Today, more than 3 billion fortune cookies are made each year globally, most of them consumed in the United States as a novelty treat served after meals at Chinese restaurants.


The largest manufacturer of the cookies is Wonton Food, Inc., headquartered in Brooklyn, New York. They make more than 4.5 million fortune cookies per day.
And what about the fortunes themselves?
Since 2017, James Wong, whose family founded Wonton Food, has written fortunes for the company, which has a database of more than 10,000 messages. In a 2019 interview with the BBC, Wong said it can be challenging to write universally pleasing and uplifting sentiments.
“We need to bring happy messages. We want to make people feel good,” he said, “and, there’s always an expectation of some type of fortune-telling”.

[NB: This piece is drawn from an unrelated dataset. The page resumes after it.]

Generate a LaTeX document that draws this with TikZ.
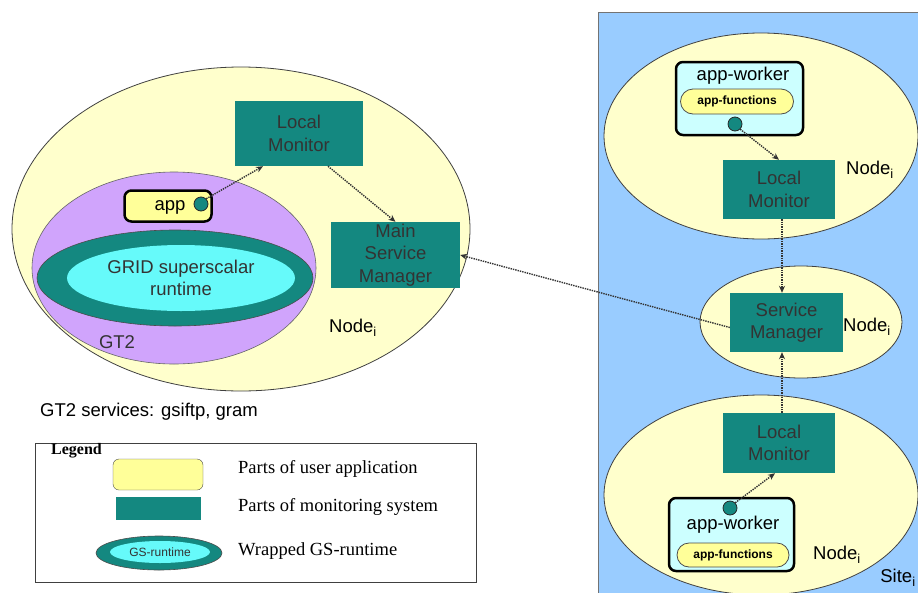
\documentclass[tikz,border=0pt]{standalone}
\usepackage{fontspec}
\setmainfont{Liberation Serif}
\setsansfont{Liberation Sans}
\usetikzlibrary{arrows.meta, shapes.geometric, shapes.misc}
\definecolor{cteal}{HTML}{148880}
\definecolor{cyell}{HTML}{FFFFCC}
\definecolor{capp}{HTML}{FFFF99}
\definecolor{cpurple}{HTML}{D0A4FC}
\definecolor{ccore}{HTML}{66FAFA}
\definecolor{cworker}{HTML}{CCFFFF}
\definecolor{csite}{HTML}{99CCFF}
\tikzset{
  every picture/.style={font=\sffamily\fontsize{18.5}{22.5}\selectfont},
  nodeell/.style={ellipse, draw=black!75, fill=cyell, line width=0.8pt, inner sep=0pt},
  gtell/.style={ellipse, draw=black!60, fill=cpurple, line width=0.6pt, inner sep=0pt},
  ringell/.style={ellipse, draw=black!70, fill=cteal, line width=0.6pt, inner sep=0pt},
  coreell/.style={ellipse, fill=ccore, text=black!80, inner sep=0pt, align=center},
  monbox/.style={rectangle, fill=cteal, text=black!80, align=center, inner sep=0pt},
  appbox/.style={draw=black, line width=2.5pt, rounded corners=7pt, inner sep=0pt},
  pill/.style={rounded rectangle, draw=black!70, fill=capp, line width=0.8pt, inner sep=0pt,
    font=\sffamily\bfseries\fontsize{12}{14}\selectfont},
  hook/.style={circle, fill=cteal, draw=black!85, line width=0.8pt, minimum size=14pt, inner sep=0pt},
  dotarrow/.style={densely dotted, line width=1.4pt, draw=black!80, -{Stealth[length=7pt, width=6pt]}},
  lbl/.style={inner sep=0pt},
  legtext/.style={inner sep=0pt, anchor=west, font=\rmfamily\fontsize{18.5}{22}\selectfont},
}
\begin{document}
\begin{tikzpicture}[x=1pt, y=-1pt]
  \useasboundingbox (0,0) rectangle (918,592);
  % site background
  \fill[csite] (598,12) rectangle (920,594);
  \draw[black!55, line width=1pt] (598,594) -- (598,12) -- (920,12);

  % master node with GT2
  \node[nodeell, minimum width=458pt, minimum height=324pt] (nodeA) at (241,229) {};
  \node[gtell, minimum width=284pt, minimum height=192pt] (gt) at (174,268) {};
  \node[ringell, minimum width=276pt, minimum height=96pt] (ring) at (175,278) {};
  \node[coreell, minimum width=228pt, minimum height=66pt] (core) at (181,278) {GRID superscalar\\runtime};
  \node[appbox, fill=capp, minimum width=87pt, minimum height=31pt] (app) at (168,206) {};
  \node[lbl] (applbl) at (170,207) {app};
  \node[hook] (hookA) at (201,204) {};
  \node[monbox, minimum width=128pt, minimum height=65pt] (lmA) at (299,133.5) {Local\\Monitor};
  \node[monbox, minimum width=129pt, minimum height=66pt] (msm) at (395.5,255) {Main\\Service\\Manager};
  \node[lbl] (nodeAlbl) at (353,328) {Node\textsubscript{i}};
  \node[lbl, text=black!80] (gtlbl) at (117,342) {GT2};
  \node[lbl, anchor=west] (gtserv) at (40,412) {GT2 services: gsiftp, gram};

  % worker node (top)
  \node[nodeell, minimum width=314pt, minimum height=206pt] (nodeB) at (761,136) {};
  \node[appbox, fill=cworker, minimum width=127pt, minimum height=73pt] (awB) at (739.5,98.5) {};
  \node[lbl] (awBlbl) at (743,76) {app-worker};
  \node[pill, minimum width=113pt, minimum height=25pt] (afB) at (737,101.5) {app-functions};
  \node[hook] (hookB) at (735,124) {};
  \node[monbox, minimum width=112pt, minimum height=59pt] (lmB) at (779,189.5) {Local\\Monitor};
  \node[lbl] (nodeBlbl) at (870,170) {Node\textsubscript{i}};

  % service manager node
  \node[nodeell, minimum width=202pt, minimum height=112pt] (nodeC) at (801,322) {};
  \node[monbox, minimum width=113pt, minimum height=59pt] (sm) at (786.5,322.5) {Service\\Manager};
  \node[lbl] (nodeClbl) at (867,327) {Node\textsubscript{i}};

  % worker node (bottom)
  \node[nodeell, minimum width=314pt, minimum height=200pt] (nodeD) at (761,495) {};
  \node[monbox, minimum width=112pt, minimum height=60pt] (lmD) at (779,443) {Local\\Monitor};
  \node[appbox, fill=cworker, minimum width=125pt, minimum height=73pt] (awD) at (731.5,534.5) {};
  \node[hook] (hookD) at (730,508) {};
  \node[lbl] (awDlbl) at (733,525) {app-worker};
  \node[pill, minimum width=112pt, minimum height=24pt] (afD) at (733,555) {app-functions};
  \node[lbl] (nodeDlbl) at (837,555) {Node\textsubscript{i}};
  \node[lbl] (sitelbl) at (898,578) {Site\textsubscript{i}};

  % monitoring flow
  \draw[dotarrow] (hookA.north east) -- ([xshift=-36pt]lmA.south);
  \draw[dotarrow] ([xshift=29pt]lmA.south) -- (msm.north);
  \draw[dotarrow] ([yshift=-5pt]sm.west) -- (msm.east);
  \draw[dotarrow] (hookB.south east) -- (lmB.north);
  \draw[dotarrow] ([xshift=3pt]lmB.south) -- ([xshift=3pt]lmB.south |- sm.north);
  \draw[dotarrow] ([xshift=3pt]lmD.north) -- ([xshift=3pt]lmD.north |- sm.south);
  \draw[dotarrow] (hookD.north east) -- ([xshift=-4pt]lmD.south);

  % legend
  \node[draw=black!75, line width=1pt, minimum width=441pt, minimum height=139pt, inner sep=0pt] (legend) at (255.5,512.5) {};
  \node[lbl, anchor=west, font=\rmfamily\bfseries\fontsize{16}{18}\selectfont] (legtitle) at (51,451) {Legend};
  \node[draw=black!70, fill=capp, rounded corners=6pt, minimum width=90pt, minimum height=31pt, inner sep=0pt] (legapp) at (158,474.5) {};
  \node[monbox, minimum width=85pt, minimum height=23pt] (legmon) at (158.5,508.5) {};
  \node[ringell, minimum width=126pt, minimum height=34pt] (legring) at (159,553) {};
  \node[coreell, minimum width=100pt, minimum height=22pt, font=\sffamily\fontsize{12}{14}\selectfont] (legcore) at (160,552) {GS-runtime};
  \node[legtext] (legt1) at (238,469) {Parts of user application};
  \node[legtext] (legt2) at (238,507) {Parts of monitoring system};
  \node[legtext] (legt3) at (238,551) {Wrapped GS-runtime};
\end{tikzpicture}
\end{document}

He has become expert in the wily craft of ambiguous messaging whereby just about anything can be interpreted favourably by the reader. Over the years, the inspiration for Wonton Foods’ fortunes have come from diverse sources, ranging from Chinese proverbs to New York City subway signs, and the company has outsourced some fortune writing to freelance writers as well.
Custom fortune cookies have also emerged over the decades, offering personalised, targeted or funny messages. They’ve been vehicles for everything from marriage proposals to political slogans. “You’ll be called to execute good judgement. Vote KENNEDY,” read a 1968 cookie message from Robert F. Kennedy’s presidential campaign.
The humble fortune cookie continues to evolve, and in the end, not knowing what’s in store for us is exactly what makes them such a treat.